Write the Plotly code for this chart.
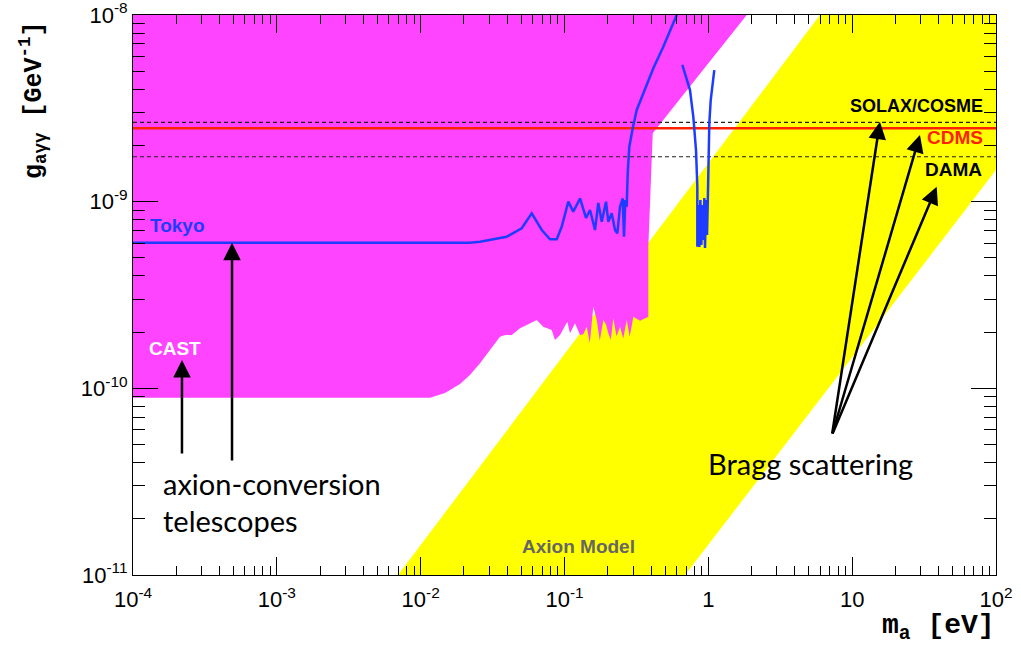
import numpy as np
import plotly.graph_objects as go

# ---------------- data (m_a in eV, g in GeV^-1) ----------------
# Axion model band (yellow): edges
band_upper_m = [0.00696, 5.97]
band_upper_g = [1e-11, 1e-8]
band_lower_m = [0.689, 100.0]
band_lower_g = [1e-11, 1.479e-9]

# CAST exclusion region (magenta) boundary
cast_m = [1e-4, 1.849, 0.4106, 0.3826, 0.3826,
          0.3350, 0.3010, 0.2840, 0.2707, 0.2560, 0.2432, 0.2300, 0.2184, 0.2100, 0.2016,
          0.1944, 0.1862, 0.1760, 0.1675, 0.1586, 0.1500, 0.1427, 0.1350, 0.1282, 0.1183,
          0.1092, 0.1046, 0.09307, 0.08590, 0.08150, 0.07124, 0.06409, 0.05462, 0.04905,
          0.04295, 0.03859, 0.03560, 0.02878, 0.02586, 0.0220, 0.01877, 0.01476, 0.01161, 1e-4]
cast_g = [1e-8, 1e-8, 2.325e-9, 5.72e-10, 2.419e-10,
          2.30e-10, 2.419e-10, 1.89e-10, 2.32e-10, 1.85e-10, 2.139e-10, 1.90e-10, 2.372e-10, 1.82e-10, 1.971e-10,
          2.20e-10, 2.323e-10, 1.80e-10, 2.323e-10, 2.737e-10, 1.75e-10, 2.139e-10, 1.95e-10, 1.931e-10, 2.231e-10,
          1.971e-10, 2.275e-10, 1.931e-10, 1.815e-10, 2.053e-10, 2.139e-10, 2.323e-10, 2.185e-10, 2.098e-10,
          1.931e-10, 1.931e-10, 1.891e-10, 1.509e-10, 1.362e-10, 1.179e-10, 1.055e-10, 9.44e-11, 8.9e-11, 8.9e-11]

# Tokyo helioscope limit (blue), two segments
tokyo1_m = [1e-4, 0.0220, 0.0259, 0.0320, 0.0396, 0.0504, 0.0592, 0.0695, 0.0793, 0.0883,
            0.0956, 0.1063, 0.1151, 0.1282, 0.1411, 0.1505, 0.1630, 0.1718, 0.1815, 0.1944,
            0.2016, 0.2129, 0.2245, 0.2329, 0.2432, 0.2539, 0.2593, 0.2648, 0.2707, 0.2751,
            0.2822, 0.2981, 0.3178, 0.3530, 0.4145, 0.4864, 0.6028]
tokyo1_g = [6.03e-10, 6.03e-10, 6.10e-10, 6.29e-10, 6.49e-10, 7.20e-10, 8.66e-10, 7.05e-10, 6.29e-10, 6.29e-10,
            7.34e-10, 1.0e-9, 8.84e-10, 1.04e-9, 8.18e-10, 9.02e-10, 7.05e-10, 9.84e-10, 7.81e-10, 1.0e-9,
            7.81e-10, 8.66e-10, 7.05e-10, 6.77e-10, 9.40e-10, 1.04e-9, 6.49e-10, 1.02e-9, 9.40e-10, 1.419e-9,
            1.970e-9, 2.472e-9, 3.10e-9, 3.80e-9, 5.18e-9, 6.76e-9, 1.0e-8]
tokyo2_m = [0.6595, 0.7456, 0.7863, 0.8208, 0.8385, 0.8385, 0.852, 0.866, 0.880, 0.894, 0.908,
            0.923, 0.938, 0.948, 0.964, 0.979, 0.995, 1.0, 1.016, 1.039, 1.10]
tokyo2_g = [5.40e-9, 3.96e-9, 2.85e-9, 1.891e-9, 1.203e-9, 5.74e-10, 9.60e-10, 5.72e-10, 1.02e-9, 5.86e-10, 9.60e-10,
            6.23e-10, 1.046e-9, 5.65e-10, 1.02e-9, 6.63e-10, 1.155e-9, 1.419e-9, 2.63e-9, 3.50e-9, 5.07e-9]

# Horizontal lines
solax_g = 2.66e-9
cdms_g = 2.47e-9
dama_g = 1.74e-9
x_range_m = [1e-4, 100.0]

# Tick labels
x_tickvals = [1e-4, 1e-3, 1e-2, 1e-1, 1, 10, 100]
x_ticktext = ["10<sup>-4</sup>", "10<sup>-3</sup>", "10<sup>-2</sup>", "10<sup>-1</sup>", "1", "10", "10<sup>2</sup>"]
y_tickvals = [1e-11, 1e-10, 1e-9, 1e-8]
y_ticktext = ["10<sup>-11</sup>", "10<sup>-10</sup>", "10<sup>-9</sup>", "10<sup>-8</sup>"]

# Arrows: (tip m, tip g, tail m, tail g)
arrows = [
    (2.19e-4, 10**-9.848, 2.19e-4, 10**-10.357),
    (4.88e-4, 6.03e-10, 4.88e-4, 10**-10.395),
    (15.6, 10**-8.5716, 7.24, 10**-10.25),
    (29.6, 10**-8.6429, 7.24, 10**-10.25),
    (38.7, 10**-8.9198, 7.24, 10**-10.25),
]

# ---------------- figure ----------------
MAGENTA = "#ff44ff"
YELLOW = "#ffff00"
BLUE = "#1e3cff"
RED = "#ff2200"

fig = go.Figure()

band_m = band_upper_m + [100.0, 100.0] + band_lower_m[::-1]
band_g = band_upper_g + [1e-8, band_lower_g[1]] + band_lower_g[::-1]
fig.add_trace(go.Scatter(x=band_m, y=band_g, mode="lines", fill="toself",
                         fillcolor=YELLOW, line=dict(width=0), hoverinfo="skip"))
fig.add_trace(go.Scatter(x=cast_m, y=cast_g, mode="lines", fill="toself",
                         fillcolor=MAGENTA, line=dict(width=0), hoverinfo="skip"))
for gv in (solax_g, dama_g):
    fig.add_trace(go.Scatter(x=x_range_m, y=[gv, gv], mode="lines",
                             line=dict(color="#222222", width=1.2, dash="4px,3px")))
fig.add_trace(go.Scatter(x=x_range_m, y=[cdms_g, cdms_g], mode="lines",
                         line=dict(color=RED, width=2.5)))
fig.add_trace(go.Scatter(x=tokyo1_m, y=tokyo1_g, mode="lines",
                         line=dict(color=BLUE, width=2.5)))
fig.add_trace(go.Scatter(x=tokyo2_m, y=tokyo2_g, mode="lines",
                         line=dict(color=BLUE, width=2.5)))

L, R, T, B = 133, 996, 15, 575
W, H = 1021, 649


def P(x, y):
    return (x - L) / (R - L), (B - y) / (B - T)


def label(text, x, y, color, size=19, xanchor="center", yanchor="middle", family="Liberation Sans, Arial",
          bold=True, align="center", angle=0):
    px, py = P(x, y)
    fig.add_annotation(x=px, y=py, xref="paper", yref="paper", showarrow=False,
                       text=("<b>%s</b>" % text) if bold else text,
                       font=dict(family=family, size=size, color=color), textangle=angle,
                       xanchor=xanchor, yanchor=yanchor, align=align)


label("Tokyo", 177, 225, BLUE)
label("CAST", 175, 348, "white")
label("SOLAX/COSME", 985, 106, "black", size=18, xanchor="right")
label("CDMS", 985, 137, RED, xanchor="right")
label("DAMA", 984, 169, "black", xanchor="right")
label("Axion Model", 578, 546, "#666666")
label("axion-conversion", 161, 483, "black", size=29, xanchor="left", family="Lato, Open Sans", bold=False)
label("telescopes", 161, 520, "black", size=29, xanchor="left", family="Lato, Open Sans", bold=False)
label("Bragg scattering", 706, 463, "black", size=29, xanchor="left", family="Lato, Open Sans", bold=False)

# axis titles
label("g<sub>aγγ</sub> [GeV<sup>-1</sup>]", 33, 100, "black", size=25,
      family="Liberation Mono, Courier New, monospace", angle=-90)
label("m<sub>a</sub> [eV]", 997, 628, "black", size=28, xanchor="right",
      family="Liberation Mono, Courier New, monospace")

for tm, tg, am, ag in arrows:
    fig.add_annotation(x=np.log10(tm), y=np.log10(tg), ax=np.log10(am), ay=np.log10(ag),
                       xref="x", yref="y", axref="x", ayref="y", text="", showarrow=True,
                       arrowhead=2, arrowsize=1.4, arrowwidth=2.5, arrowcolor="black", standoff=0)

x_minor = [k * 10.0 ** d for d in range(-4, 2) for k in range(2, 10)]
y_minor = [k * 10.0 ** d for d in range(-11, -8) for k in range(2, 10)]

tickfont = dict(family="Liberation Sans, Arial", size=22, color="black")
fig.update_xaxes(type="log", range=[-4, 2], tickmode="array", tickvals=x_tickvals, ticktext=x_ticktext,
                 ticks="inside", ticklen=18, tickwidth=1, tickcolor="black", showline=True,
                 linecolor="black", linewidth=1, mirror="ticks", showgrid=False, zeroline=False,
                 tickfont=tickfont, ticklabelstandoff=5, automargin=False, ticklabeloverflow="allow",
                 minor=dict(tickmode="array", tickvals=x_minor, ticks="inside", ticklen=9,
                            tickcolor="black", tickwidth=1, showgrid=False))
fig.update_yaxes(type="log", range=[-11, -8], tickmode="array", tickvals=y_tickvals, ticktext=y_ticktext,
                 ticks="inside", ticklen=25, tickwidth=1, tickcolor="black", showline=True,
                 linecolor="black", linewidth=1, mirror="ticks", showgrid=False, zeroline=False,
                 tickfont=tickfont, ticklabelstandoff=0, automargin=False, ticklabeloverflow="allow",
                 minor=dict(tickmode="array", tickvals=y_minor, ticks="inside", ticklen=12,
                            tickcolor="black", tickwidth=1, showgrid=False))

fig.update_layout(width=W, height=H, margin=dict(l=L, r=W - R, t=T, b=H - B, autoexpand=False),
                  paper_bgcolor="white", plot_bgcolor="white", showlegend=False)

fig.write_html("out.html")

Aim ▸
Write out again exactly the lines from the start of the data above through the line containing "band_lower_g = [1e-11, 1.479e-9]", inclusive, excluding any pictures.

Output for this exercise ▸
Write the Plotly code for this chart.
import numpy as np
import plotly.graph_objects as go

# ---------------- data (m_a in eV, g in GeV^-1) ----------------
# Axion model band (yellow): edges
band_upper_m = [0.00696, 5.97]
band_upper_g = [1e-11, 1e-8]
band_lower_m = [0.689, 100.0]
band_lower_g = [1e-11, 1.479e-9]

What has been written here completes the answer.